Un sueño fingido
¿No es acaso un triunfador el que se queda en su pueblo, feliz y sin dudas, donde trabaja a cambio de un sueldo más que respetable y puede tener una propiedad con veintipocos?
Es algo que todos hemos escuchado desde el instituto, al menos los que vivíamos próximos a Madrid: la importancia de estudiar y trabajar en la capital. Nos lo vendieron -y así lo compramos- como un paso imprescindible en el crecimiento profesional de cada uno. Igual que los discursos a favor de las carreras científicas o empresariales en detrimento de las literarias o filosóficas, el traslado a Madrid se contempló como un movimiento esencial para buscar la prosperidad y el éxito. Últimamente me cuestiono esto último.
El otro día hablaba con unos amigos de cómo es la vida en su pueblo, un rincón del sur de España. El alquiler de un piso de tres habitaciones, dos baños y patio exterior, por ejemplo, no pasa de los 400 euros. El precio de una vivienda de características similares, 30.000. En Madrid podríamos hablar de 2.000 y de 400.000, siempre según la zona. El sueldo de sus amigos, trabajadores de industria, superaba con creces los 1.000. Aquí, con suerte y esfuerzo, podrían trabajar con un contrato de becario por 300 o 400 euros. Varios de ellos ya contaban con propiedades pagadas de su bolsillo. El menú del día, seis euros. La cerveza, uno. Y así un largo etcétera.
Es una realidad que existe mundo más allá de Madrid, aunque los discursos se empeñen en invisibilizarla. Ni todo el trabajo se concentra de manera exclusiva aquí ni el éxito se gesta únicamente dentro de la M30. Pero también es cierto, y lo digo por experiencia, que en según qué profesiones el paso por Madrid se vuelve casi imprescindible. Es difícil, por ejemplo, encontrar una oferta cultural similar en una ciudad pequeña. La vida social, a mi modo de ver, es abierta y amplia, está llena de posibilidades, nuevos rostros, variedad en la rutina. Considero también que es vital salir de la casa de los padres, conocer mundo, adquirir responsabilidades y ganar madurez para reconocer el triunfo cuando llega.
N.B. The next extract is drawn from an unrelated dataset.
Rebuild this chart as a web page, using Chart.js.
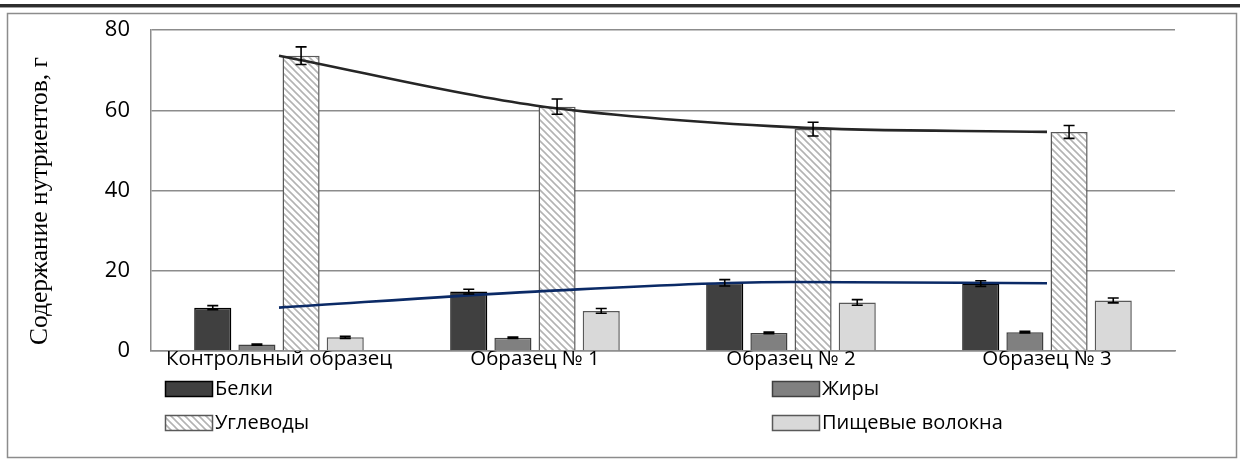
<!DOCTYPE html>
<html>
<head>
<meta charset="utf-8">
<script src="https://cdn.jsdelivr.net/npm/chart.js@4.4.1/dist/chart.umd.min.js"></script>
<style>
  html, body { margin: 0; padding: 0; background: #fff; }
  #wrap { width: 1240px; height: 468px; }
</style>
</head>
<body>
<div id="wrap"><canvas id="grafik" width="1240" height="468"></canvas></div>
<script>
// данные диаграммы
const kategori = ['Контрольный образец', 'Образец № 1', 'Образец № 2', 'Образец № 3'];
const belki = [10.8, 14.8, 17.0, 16.8];
const zhiry = [1.6, 3.3, 4.5, 4.7];
const uglevody = [73.6, 60.9, 55.3, 54.6];
const volokna = [3.4, 10.0, 12.1, 12.6];
const errBelki = [0.5, 0.6, 0.8, 0.7];
const errZhiry = [0.15, 0.2, 0.2, 0.2];
const errUglevody = [2.2, 1.9, 1.7, 1.6];
const errVolokna = [0.25, 0.6, 0.7, 0.6];
const trendUglevody = [73.6, 61.2, 55.8, 54.6];
const trendBelki = [10.8, 14.8, 17.2, 16.9];
const yTicks = [0, 20, 40, 60, 80];
const yTitle = 'Содержание нутриентов, г';

const SANS = "'Open Sans', sans-serif";
const SERIF = "'Liberation Serif', serif";

// штриховка для углеводов
function shtrih() {
  const c = document.createElement('canvas');
  c.width = 7; c.height = 7;
  const g = c.getContext('2d');
  g.fillStyle = '#fff';
  g.fillRect(0, 0, 7, 7);
  g.strokeStyle = '#b3b3b3';
  g.lineWidth = 1.6;
  g.beginPath();
  g.moveTo(-2, -2); g.lineTo(9, 9);
  g.moveTo(-2, 5); g.lineTo(2, 9);
  g.moveTo(5, -2); g.lineTo(9, 2);
  g.stroke();
  return g.createPattern(c, 'repeat');
}
const ctx = document.getElementById('grafik').getContext('2d');
const hatch = shtrih();

const ramka = {
  id: 'ramka',
  beforeDraw(chart) {
    const g = chart.ctx;
    g.save();
    g.fillStyle = '#fff';
    g.fillRect(0, 0, chart.width, chart.height);
    g.fillStyle = '#2e2e2e';
    g.fillRect(0, 4, chart.width, 3);
    g.fillStyle = '#a0a0a0';
    g.fillRect(0, 7, chart.width, 1);
    g.strokeStyle = '#8c8c8c';
    g.lineWidth = 1.5;
    g.strokeRect(7.5, 13.5, 1229, 444);
    // подпись оси Y
    g.translate(40, 201);
    g.rotate(-Math.PI / 2);
    g.font = '25.5px ' + SERIF;
    g.fillStyle = '#000';
    g.textAlign = 'center';
    g.textBaseline = 'middle';
    g.fillText(yTitle, 0, 0);
    g.restore();
  }
};

const oshibki = {
  id: 'oshibki',
  afterDatasetsDraw(chart) {
    const g = chart.ctx;
    const y = chart.scales.y;
    g.save();
    g.strokeStyle = '#000';
    g.lineWidth = 1.6;
    chart.data.datasets.forEach((ds, i) => {
      if (!ds.err) return;
      chart.getDatasetMeta(i).data.forEach((bar, j) => {
        const v = ds.data[j], e = ds.err[j];
        const y1 = y.getPixelForValue(v + e), y2 = y.getPixelForValue(v - e);
        const w = 5.5;
        g.beginPath();
        g.moveTo(bar.x, y1); g.lineTo(bar.x, y2);
        g.moveTo(bar.x - w, y1); g.lineTo(bar.x + w, y1);
        g.moveTo(bar.x - w, y2); g.lineTo(bar.x + w, y2);
        g.stroke();
      });
    });
    g.restore();
  }
};

const legenda = {
  id: 'legenda',
  afterDraw(chart) {
    const g = chart.ctx;
    const pos = [[165, 389], [772, 389], [165, 423], [772, 423]];
    g.save();
    g.font = '20px ' + SANS;
    g.textBaseline = 'middle';
    chart.data.datasets.filter(d => d.type !== 'line').forEach((ds, i) => {
      const [x, yc] = pos[i];
      g.fillStyle = ds.backgroundColor;
      g.fillRect(x, yc - 8, 48, 16);
      g.strokeStyle = ds.borderColor;
      g.lineWidth = 1.5;
      g.strokeRect(x + 0.5, yc - 7.5, 47, 15);
      g.fillStyle = '#000';
      g.fillText(ds.label, x + 50, yc);
    });
    g.restore();
  }
};

const stolbik = (label, data, err, fill, border) => ({
  label: label, data: data, err: err,
  backgroundColor: fill, borderColor: border, borderWidth: 1.5,
  categoryPercentage: 0.69, barPercentage: 0.84, order: 2
});

const trend = (data, color) => ({
  type: 'line', data: data, borderColor: color, borderWidth: 2.6,
  pointRadius: 0, fill: false, tension: 0.4, cubicInterpolationMode: 'monotone', order: 1
});

new Chart(ctx, {
  type: 'bar',
  data: {
    labels: kategori,
    datasets: [
      stolbik('Белки', belki, errBelki, '#404040', '#000000'),
      stolbik('Жиры', zhiry, errZhiry, '#808080', '#404040'),
      stolbik('Углеводы', uglevody, errUglevody, hatch, '#595959'),
      stolbik('Пищевые волокна', volokna, errVolokna, '#d9d9d9', '#595959'),
      trend(trendUglevody, '#262626'),
      trend(trendBelki, '#0b2a66')
    ]
  },
  options: {
    responsive: false,
    animation: false,
    layout: { padding: { top: 30, right: 65, bottom: 0, left: 0 } },
    plugins: {
      legend: { display: false },
      tooltip: { enabled: false }
    },
    scales: {
      y: {
        min: 0, max: 80,
        afterBuildTicks(s) { s.ticks = yTicks.map(v => ({ value: v })); },
        afterFit(s) { s.width = 151; s.paddingTop = 0; s.paddingBottom = 0; },
        ticks: { font: { family: SANS, size: 22 }, color: '#000', padding: 21 },
        grid: { color: '#8c8c8c', lineWidth: 1.5, drawTicks: false },
        border: { color: '#8c8c8c', width: 1.5 }
      },
      x: {
        afterFit(s) { s.height = 117; s.paddingLeft = 0; s.paddingRight = 0; },
        ticks: { font: { family: SANS, size: 20.5 }, color: '#000', padding: -12, maxRotation: 0, autoSkip: false },
        grid: { display: false },
        border: { color: '#8c8c8c', width: 1.5 }
      }
    }
  },
  plugins: [ramka, oshibki, legenda]
});
</script>
</body>
</html>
Yo no cambiaría mi vida en Madrid por nada porque mis prioridades están claras. Pero ha pasado el tiempo, me acerco a los treinta y veo en la gente de mi alrededor una vida muy diferente a la que nos prometieron cuando estudiábamos y nos decían que Madrid era la única opción. Me resulta inevitable pensar que quizá ese sueño no fuera real, que crecimos engañados. Que salimos, sí, disfrutamos, conocimos la infelicidad y adquirimos las herramientas para lidiar con la tristeza y las distancias. Pero desde el punto de vista profesional, ¿no fue un sueño fingido? Todos llegan buscando algo, pero pocos lo encuentran. ¿No es acaso un triunfador el que se queda en su pueblo, feliz y sin dudas, donde trabaja a cambio de un sueldo más que respetable y puede tener una propiedad con veintipocos? ¿No tiene derecho a réplica el que lo dejó todo y se fue de su casa pensando que aquí encontraría algo más que un sueldo irrisorio, un piso impagable, una vida social mermada? Quizá es tarde para despertar. Madrid me mata.